Dub Salute

The new LP by Diatribes is explicitly intended as a direct continuation of the ideas on Great Stone / Blood Dunza, which we noted in 2015, and which was an experimental, minimalist take on dub music, specifically the work of King Tubby. Now on Echoes & Sirens (AUSSENRAUM RECORDS AR-LP-011), released on the same label and with a similar abstract cover, the duo of Cyril Bondi and d’incise have expanded the project to include bassist Raphael Oris, and a four-piece of horn players – including French player Bertrand Denzler on the tenor sax, himself a very extreme composer and improviser in minimal modes.

In pursuit of their conceptual aim, this LP refers directly to sound systems, especially that of Jah Shaka – a famed roots-reggae sound system owner-operator who’s been doing it in SE London since the late 1970s. Accordingly we are presented with four formal compositions representing the heyday of dub culture from the early 1980s, tagged with suitable titles such as ‘Dub Fire will be Burning’ and ‘Don’t Trouble I (Oh No)’; the aim is to take all the constituent parts of a dub sound system (bass, vocals, horns, rhythms, delay, reverb), break them down in an analytical manner, and replay them in these very abstract, experimental forms. Even the sound of the party crowd, rescued from actual Jah Shaka dub parties, has been captured and replayed here as samples, emanating in patchy bursts from the electronic set-up of d’incise. The plan is that we gain “new auditory perspectives” from these stripped-down, re-assembled versions of dub.

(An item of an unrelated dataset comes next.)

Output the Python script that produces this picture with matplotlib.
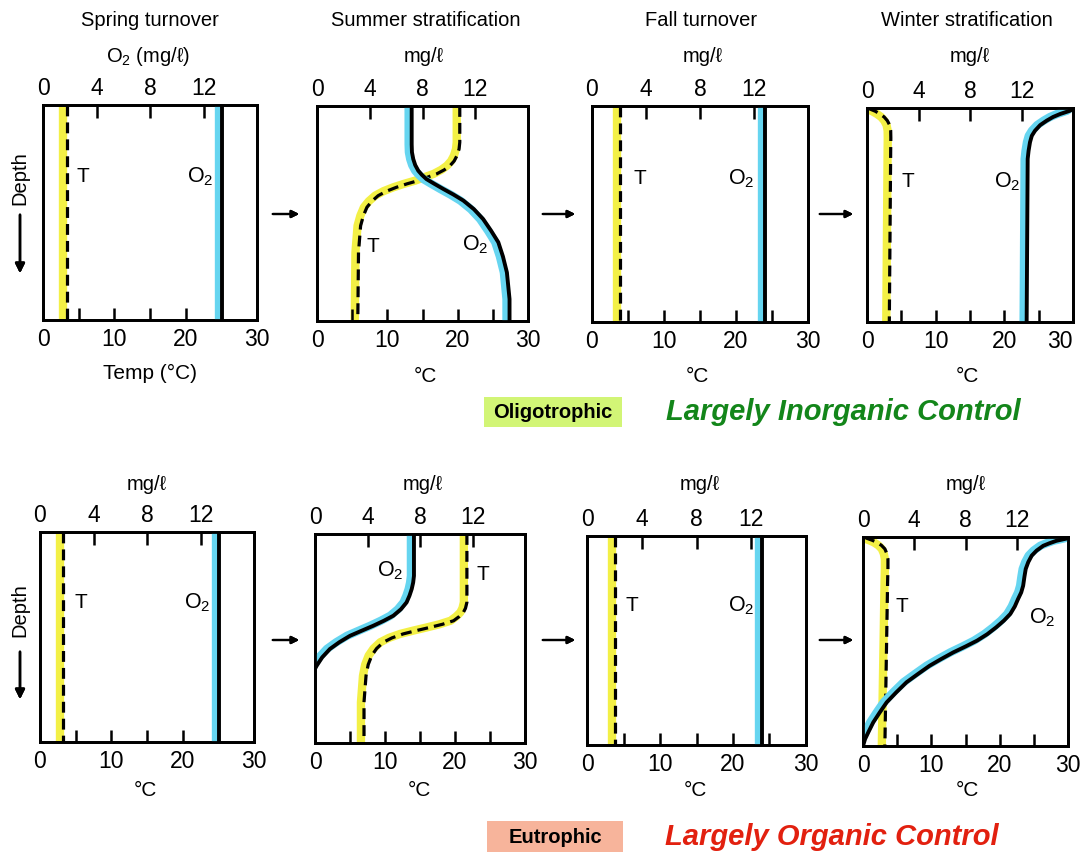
import matplotlib
matplotlib.use("Agg")
import matplotlib.pyplot as plt
import matplotlib.transforms as mtransforms
from matplotlib.patches import Rectangle

plt.rcParams['font.family'] = ['Liberation Sans', 'DejaVu Sans']
plt.rcParams['mathtext.default'] = 'regular'

W, H = 1080, 853

# depth is a fraction of the lake depth (0 = surface, 1 = bottom)
# temperature in deg C, oxygen in mg/l

# --- oligotrophic ---
spring_o_depth = [0.0, 1.0]
spring_o_temp = [3.3, 3.3]
spring_o_o2 = [13.4, 13.4]

summer_o_t_depth = [0.0, 0.169, 0.2, 0.231, 0.256, 0.278, 0.297, 0.316, 0.33, 0.347,
                    0.362, 0.378, 0.396, 0.417, 0.443, 0.471, 0.51, 0.557, 0.681, 1.0]
summer_o_temp = [20.3, 20.3, 20.2, 19.9, 19.5, 18.9, 18.1, 17.0, 15.8, 14.4,
                 12.8, 11.3, 9.9, 8.7, 7.8, 7.1, 6.6, 6.2, 5.9, 5.8]
summer_o_o_depth = [0.0, 0.179, 0.215, 0.247, 0.275, 0.301, 0.32, 0.34, 0.362, 0.386,
                    0.412, 0.44, 0.48, 0.526, 0.58, 0.634, 0.7, 0.774, 0.898, 1.0]
summer_o_o2 = [7.18, 7.18, 7.2, 7.3, 7.45, 7.68, 7.95, 8.3, 8.9, 9.58,
               10.35, 11.1, 11.9, 12.6, 13.2, 13.75, 14.1, 14.4, 14.6, 14.6]

fall_o_depth = [0.0, 1.0]
fall_o_temp = [3.9, 3.9]
fall_o_o2 = [12.8, 12.8]

winter_o_t_depth = [0.0, 0.005, 0.015, 0.028, 0.042, 0.059, 0.08, 0.106, 0.14, 0.19, 1.0]
winter_o_temp = [0.1, 0.44, 1.2, 1.9, 2.5, 2.96, 3.3, 3.45, 3.47, 3.45, 3.25]
winter_o_o_depth = [0.0, 0.012, 0.028, 0.042, 0.059, 0.08, 0.106, 0.13, 0.16, 0.2, 0.238, 1.0]
winter_o_o2 = [16.0, 15.8, 15.0, 14.45, 13.96, 13.45, 13.05, 12.8, 12.66, 12.55, 12.48, 12.4]

# --- eutrophic ---
spring_e_depth = [0.0, 1.0]
spring_e_temp = [3.2, 3.2]
spring_e_o2 = [13.4, 13.4]

summer_e_t_depth = [0.0, 0.327, 0.355, 0.375, 0.395, 0.415, 0.432, 0.447, 0.462, 0.478,
                    0.497, 0.518, 0.548, 0.582, 0.625, 0.678, 0.805, 1.0]
summer_e_temp = [21.7, 21.7, 21.5, 21.2, 20.6, 19.8, 18.2, 16.4, 14.5, 12.6,
                 11.0, 9.76, 8.8, 8.1, 7.6, 7.29, 7.0, 7.0]
summer_e_o_depth = [0.0, 0.2, 0.232, 0.263, 0.295, 0.327, 0.36, 0.391, 0.415, 0.439,
                    0.463, 0.487, 0.518, 0.55, 0.59, 0.63, 0.645]
summer_e_o2 = [7.54, 7.54, 7.48, 7.37, 7.2, 6.98, 6.55, 5.97, 5.25, 4.44,
               3.55, 2.67, 1.85, 1.14, 0.55, 0.13, 0.0]

fall_e_depth = [0.0, 1.0]
fall_e_temp = [3.8, 3.8]
fall_e_o2 = [12.8, 12.8]

winter_e_t_depth = [0.0, 0.006, 0.015, 0.025, 0.04, 0.057, 0.08, 0.105, 0.15, 0.217, 1.0]
winter_e_temp = [0.2, 0.54, 1.3, 2.0, 2.7, 3.2, 3.5, 3.65, 3.65, 3.6, 3.2]
winter_e_o_depth = [0.0, 0.006, 0.018, 0.03, 0.042, 0.065, 0.089, 0.12, 0.153, 0.19, 0.233,
                    0.265, 0.297, 0.332, 0.368, 0.4, 0.432, 0.465, 0.496, 0.524, 0.552,
                    0.584, 0.616, 0.655, 0.695, 0.743, 0.791, 0.84, 0.887, 0.93, 0.967, 1.0]
winter_e_o2 = [16.0, 16.0, 15.1, 14.55, 14.07, 13.55, 13.17, 12.9, 12.7, 12.6, 12.5,
               12.35, 12.1, 11.85, 11.5, 11.0, 10.4, 9.7, 8.9, 8.0, 7.05,
               6.1, 5.2, 4.3, 3.4, 2.6, 1.85, 1.3, 0.8, 0.45, 0.16, 0.0]

temp_ticks = [0, 10, 20, 30]
temp_minor = [5, 15, 25]
o2_ticks = [0, 4, 8, 12]

YELLOW = '#f3f046'
CYAN = '#66d5f0'

fig = plt.figure(figsize=(W / 100, H / 100), dpi=100)


def rect(l, t, r, b):
    return [l / W, 1 - b / H, (r - l) / W, (b - t) / H]


def fx(x):
    return x / W


def fy(y):
    return 1 - y / H


def panel(box, t_depth, temp, o_depth, o2, t_lab, o_lab):
    ax = fig.add_axes(rect(*box))
    ax.set_xlim(0, 30)
    ax.set_ylim(1, 0)
    ax.set_yticks([])
    ax.set_xticks(temp_ticks)
    ax.set_xticks(temp_minor, minor=True)
    ax.tick_params(axis='x', which='both', direction='in', length=9, width=1.8,
                   labelsize=16.5, pad=5)
    top = ax.twiny()
    top.set_xlim(0, 16)
    top.set_xticks(o2_ticks)
    top.tick_params(axis='x', direction='in', length=9, width=1.8, labelsize=16.5, pad=4)
    for a in (ax, top):
        for s in a.spines.values():
            s.set_linewidth(2)

    shift_t = mtransforms.offset_copy(ax.transData, fig=fig, x=-2.2, y=0, units='points')
    shift_o = mtransforms.offset_copy(top.transData, fig=fig, x=-2.2, y=0, units='points')
    ax.plot(temp, t_depth, color=YELLOW, lw=6, transform=shift_t,
            solid_capstyle='butt', solid_joinstyle='round', zorder=1)
    ax.plot(temp, t_depth, color='black', lw=2.3, ls=(0, (3.4, 1.9)),
            dash_joinstyle='round', zorder=3)
    top.plot(o2, o_depth, color=CYAN, lw=6, transform=shift_o,
             solid_capstyle='butt', solid_joinstyle='round', zorder=1)
    top.plot(o2, o_depth, color='black', lw=2.8, solid_joinstyle='round', zorder=3)

    ax.text(t_lab[0], t_lab[1], 'T', fontsize=15, ha='center', va='center')
    ax.text(o_lab[0], o_lab[1], 'O$_2$', fontsize=15.5, ha='center', va='center')
    return ax


panel((43, 106, 257, 321), spring_o_depth, spring_o_temp, spring_o_depth, spring_o_o2,
      (5.6, 0.33), (22.0, 0.33))
panel((317, 107, 528, 322), summer_o_t_depth, summer_o_temp, summer_o_o_depth, summer_o_o2,
      (8.0, 0.65), (22.5, 0.64))
panel((592, 107, 808, 323), fall_o_depth, fall_o_temp, fall_o_depth, fall_o_o2,
      (6.7, 0.33), (20.8, 0.33))
ax_w = panel((867, 109, 1073, 323), winter_o_t_depth, winter_o_temp, winter_o_o_depth, winter_o_o2,
             (6.0, 0.34), (20.4, 0.34))
# last label sits at the figure edge: right-align it so it stays inside
ax_w.get_xticklabels()[-1].set_horizontalalignment('right')
panel((40, 533, 254, 743), spring_e_depth, spring_e_temp, spring_e_depth, spring_e_o2,
      (5.7, 0.33), (22.0, 0.33))
panel((315, 535, 525, 744), summer_e_t_depth, summer_e_temp, summer_e_o_depth, summer_e_o2,
      (24.0, 0.19), (10.7, 0.17))
panel((587, 537, 806, 746), fall_e_depth, fall_e_temp, fall_e_depth, fall_e_o2,
      (6.2, 0.33), (21.2, 0.33))
ax_w2 = panel((863, 538, 1068, 747), winter_e_t_depth, winter_e_temp, winter_e_o_depth, winter_e_o2,
              (5.7, 0.33), (26.3, 0.38))

# titles and axis captions
titles = ['Spring turnover', 'Summer stratification', 'Fall turnover', 'Winter stratification']
title_x = [150, 426, 701, 967]
for t, x in zip(titles, title_x):
    fig.text(fx(x), fy(21), t, fontsize=14.5, ha='center', va='center')

top_units = ['O$_2$ (mg/\u2113)', 'mg/\u2113', 'mg/\u2113', 'mg/\u2113']
for u, x in zip(top_units, [148, 424, 703, 970]):
    fig.text(fx(x), fy(57), u, fontsize=14.5, ha='center', va='center')
for x in [147, 423, 700, 966]:
    fig.text(fx(x), fy(484), 'mg/\u2113', fontsize=14.5, ha='center', va='center')

fig.text(fx(150), fy(373), 'Temp (\u00b0C)', fontsize=15, ha='center', va='center')
for x in [425, 697, 967]:
    fig.text(fx(x), fy(377), '\u00b0C', fontsize=15, ha='center', va='center')
for x in [145, 419, 695, 967]:
    fig.text(fx(x), fy(791), '\u00b0C', fontsize=15, ha='center', va='center')

# depth labels with arrows
for ytxt, y0, y1 in [(178, 213, 277), (610, 650, 703)]:
    fig.text(fx(20), fy(ytxt), 'Depth', fontsize=14.5, rotation=90, ha='center', va='center')
    fig.add_artist(plt.annotate('', xy=(fx(20), fy(y1)), xytext=(fx(20), fy(y0)),
                                xycoords='figure fraction',
                                arrowprops=dict(arrowstyle='-|>', lw=1.8, color='black',
                                                mutation_scale=14)))

# arrows between seasons
for y in [215, 641]:
    for x0, x1 in [(270, 302), (540, 578), (817, 856)]:
        fig.add_artist(plt.annotate('', xy=(fx(x1), fy(y)), xytext=(fx(x0), fy(y)),
                                    xycoords='figure fraction',
                                    arrowprops=dict(arrowstyle='-|>', lw=1.6, color='black',
                                                    mutation_scale=11)))

# trophic state labels
fig.add_artist(Rectangle((fx(484), fy(428)), (622 - 484) / W, 30 / H,
                         transform=fig.transFigure, facecolor='#d2f576', edgecolor='none'))
fig.text(fx(553), fy(413), 'Oligotrophic', fontsize=14.5, fontweight='bold',
         ha='center', va='center')
fig.text(fx(843), fy(412), 'Largely Inorganic Control', fontsize=21, fontweight='bold',
         fontstyle='italic', color='#13861a', ha='center', va='center')

fig.add_artist(Rectangle((fx(487), fy(853)), (623 - 487) / W, 31 / H,
                         transform=fig.transFigure, facecolor='#f7b49b', edgecolor='none'))
fig.text(fx(555), fy(838), 'Eutrophic', fontsize=14.5, fontweight='bold',
         ha='center', va='center')
fig.text(fx(832), fy(837), 'Largely Organic Control', fontsize=21, fontweight='bold',
         fontstyle='italic', color='#e2200f', ha='center', va='center')

fig.savefig('out.png', dpi=100)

It’s a very strange listen; I would call it diagrammatic music, as though the idea of music had been rebuilt in schematic form, by aliens visiting planet Earth who had nothing else to work with as a blueprint except for a few moments from Lee Perry’s ‘Vampire’, which survived on a broken seven-inch. Unlike real dub, there’s not enough bass, the drums are determined to be as minimalistic as possible, the horn section appear to be using charts written by Tony Conrad, and nobody really swings or lilts. Melodies are sketched-in, suggested. Most frustrating of all is the way that no piece really gets started, since the rules of the analytical game they’re playing apparently demand continual pauses for self-examination. Even the promised “earthquake-like” qualities of Shaka’s sound system are not delivered by the weedy, timid sound (though the bass player is trying his best).

However, none of these reservations may matter a jot, as this is not intended to be mistaken for dub music or experimental music; I think the process that’s relevant is the structure of each piece, and the way the players explore tensions and silences within it. On the other hand, I suspect if you’d tried saying something like this to Jah Shaka, the chances are he’d have laughed you all the way from Brixton to Islington. From 10th December 2018.